Since the launch of the National Literacy Strategy for All in Malta and Gozo in 2014 there has been a concerted, national effort to create rich and effective literacy education opportunities in schools and beyond.  The results from continuous assessments carried out by the schools, the bench-marking assessment at the end of the primary level and other national assessments, like the one for English held by Cambridge Assessment English of the University of Cambridge have shown consistently steady and positive results in literacy. In the European Survey on Language Competences, SurveyLang, Maltese adolescents fared very well.

Through its popular family bilingual literacy programme: Read with Me, for children of 0-3 years and their parents, the National Literacy Agency is reaching 2,000 children and their parents every month.  Other popular programmes are the Magic of Stories programmes for children of 4 to 7 and 7 to 9 years and family literacy programmes for struggling readers.  The Classroom Libraries programme has placed 100 attractive, reading books in Maltese and English in every state school classroom of 4 to 7 year-olds.

From this year classrooms of 8 to 11 year-olds are receiving their books.  It is a well-known fact that the availability of appealing readers has a positive impact on literacy achievement.

In Secondary schools alternative programmes are run to motivate reluctant readers.

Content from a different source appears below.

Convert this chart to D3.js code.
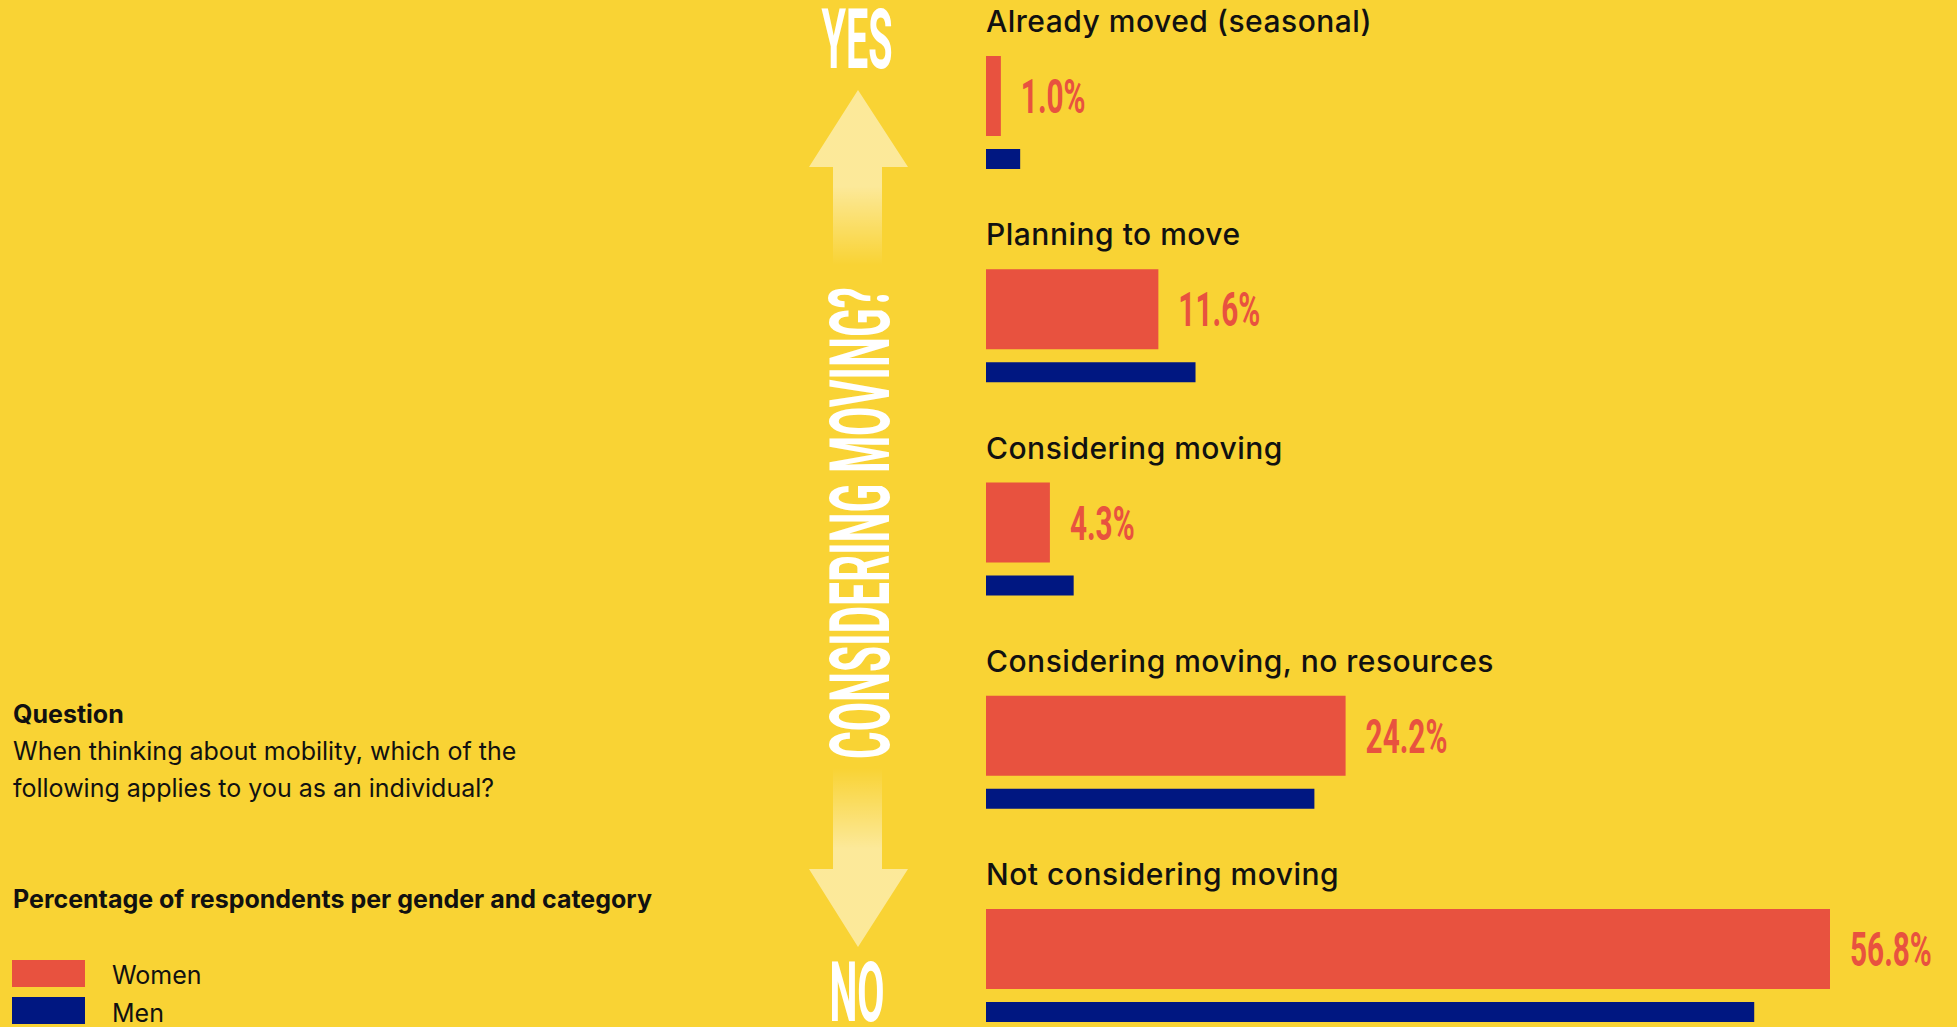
<!DOCTYPE html>
<html lang="en">
<head>
    <meta charset="UTF-8">
    <title>Considering moving?</title>
    <script src="https://d3js.org/d3.v7.min.js"></script>
    <style>
        body {
            margin: 0;
            background: #F9D334;
            font-family: Inter, "Noto Sans", sans-serif;
        }
        svg { display: block; }
        .cat { font-size: 30px; font-weight: 500; letter-spacing: 0.5px; fill: #111; }
        .val { font-family: Roboto, sans-serif; font-weight: 700; font-size: 48px; fill: #E8523F; }
        .big { font-family: Roboto, sans-serif; font-weight: 700; font-size: 84px; fill: #fff; }
        .note { font-size: 25px; fill: #111; }
    </style>
</head>
<body>
    <div id="container"></div>

    <script>
        //data
        const categories = ['Already moved (seasonal)', 'Planning to move', 'Considering moving',
            'Considering moving, no resources', 'Not considering moving'];
        const women = [1.0, 11.6, 4.3, 24.2, 56.8];
        const men = [2.3, 14.1, 5.9, 22.1, 51.7];
        const series = ['Women', 'Men'];
        const colors = ['#E8523F', '#001781'];
        const questionLines = ['When thinking about mobility, which of the',
            'following applies to you as an individual?'];

        const W = 1957, H = 1027;
        const svg = d3.select('#container').append('svg')
            .attr('width', W).attr('height', H);

        // scales
        const x = d3.scaleLinear().domain([0, 56.8]).range([986, 1830]);
        const y = d3.scaleBand().domain(categories).range([56, 56 + 5 * 213.25]);
        const color = d3.scaleOrdinal().domain(series).range(colors);

        const rows = categories.map((c, i) => ({cat: c, women: women[i], men: men[i]}));

        const g = svg.selectAll('g.row')
            .data(rows)
            .enter().append('g').attr('class', 'row');

        g.append('text').attr('class', 'cat')
            .attr('x', x(0)).attr('y', d => y(d.cat) - 24)
            .text(d => d.cat);

        g.append('rect')
            .attr('x', x(0)).attr('y', d => y(d.cat))
            .attr('width', d => x(d.women) - x(0)).attr('height', 80)
            .attr('fill', color('Women'));

        g.append('rect')
            .attr('x', x(0)).attr('y', d => y(d.cat) + 93)
            .attr('width', d => x(d.men) - x(0)).attr('height', 20)
            .attr('fill', color('Men'));

        // value labels, squeezed to look like a condensed face
        g.append('text').attr('class', 'val')
            .attr('transform', d => `translate(${x(d.women) + 20},${y(d.cat) + 57}) scale(0.62,1)`)
            .text(d => d.women.toFixed(1) + '%');

        // arrows
        const defs = svg.append('defs');
        function grad(id, y1, y2, offs) {
            const lg = defs.append('linearGradient').attr('id', id)
                .attr('gradientUnits', 'userSpaceOnUse')
                .attr('x1', 0).attr('x2', 0).attr('y1', y1).attr('y2', y2);
            offs.forEach(o => lg.append('stop').attr('offset', o[0])
                .attr('stop-color', '#fff').attr('stop-opacity', o[1]));
        }
        grad('upGrad', 90, 265, [[0, 0.5], [0.55, 0.5], [1, 0]]);
        grad('downGrad', 947, 768, [[0, 0.5], [0.55, 0.5], [1, 0]]);

        svg.append('path')
            .attr('d', 'M858,90 L908,167 L882,167 L882,265 L833,265 L833,167 L809,167 Z')
            .attr('fill', 'url(#upGrad)');
        svg.append('path')
            .attr('d', 'M858,947 L908,869 L882,869 L882,768 L833,768 L833,869 L809,869 Z')
            .attr('fill', 'url(#downGrad)');

        svg.append('text').attr('class', 'big')
            .attr('text-anchor', 'middle')
            .attr('transform', 'translate(857,68) scale(0.47,1)')
            .text('YES');
        svg.append('text').attr('class', 'big')
            .attr('text-anchor', 'middle')
            .attr('transform', 'translate(857,1021) scale(0.47,1)')
            .text('NO');
        svg.append('text').attr('class', 'big')
            .attr('text-anchor', 'middle')
            .attr('transform', 'translate(889,523) rotate(-90) scale(0.505,1)')
            .text('CONSIDERING MOVING?');

        // question + legend
        svg.append('text').attr('class', 'note').attr('font-weight', 700)
            .attr('x', 13).attr('y', 723).text('Question');
        svg.selectAll('text.q')
            .data(questionLines)
            .enter().append('text').attr('class', 'note q')
            .attr('x', 13).attr('y', (d, i) => 760 + i * 37)
            .text(d => d);
        svg.append('text').attr('class', 'note').attr('font-weight', 700)
            .attr('x', 13).attr('y', 908).text('Percentage of respondents per gender and category');

        const lg = svg.selectAll('g.legend')
            .data(series)
            .enter().append('g').attr('class', 'legend');
        lg.append('rect')
            .attr('x', 12).attr('y', (d, i) => 960 + i * 37)
            .attr('width', 73).attr('height', 27)
            .attr('fill', d => color(d));
        lg.append('text').attr('class', 'note')
            .attr('x', 112).attr('y', (d, i) => 984 + i * 38)
            .text(d => d);
    </script>
</body>
</html>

Adult education classes which promote literacy in both Maltese and English, also through the digital technologies, are offered by the Directorate for Lifelong Learning and NGOs like the Jesuit Paolo Freire Institute.

The reading gaps between high and low-achieving students, girls and boys, and school types, which are global phenomena, continue to provide challenges for Maltese educators too. In order to entice boys (and girls) to read and write through football, the Football Reading and Writing programme (FRWP) is offered in conjunction with the Malta Football Association in ten centres.

The percentage of Maltese school libraries having more than 500 book titles is significantly higher than the international average. Maltese parents have very positive views of their child’s education. Maltese students’ engagement in school is significantly above the international average. Students’ reading enjoyment has improved too. There are higher rates of book borrowing from public libraries through the Malta Libraries.

In education, and especially in the field of Literacy, there can be no quick fix solutions based on reactions to newspaper headlines.  Real progress in the long-term can only be achieved through focussed work in classrooms by well-trained and dedicated teachers.  The role of the central authorities is to create the appropriate environment, and to provide the necessary professional development opportunities for teachers and the required resources.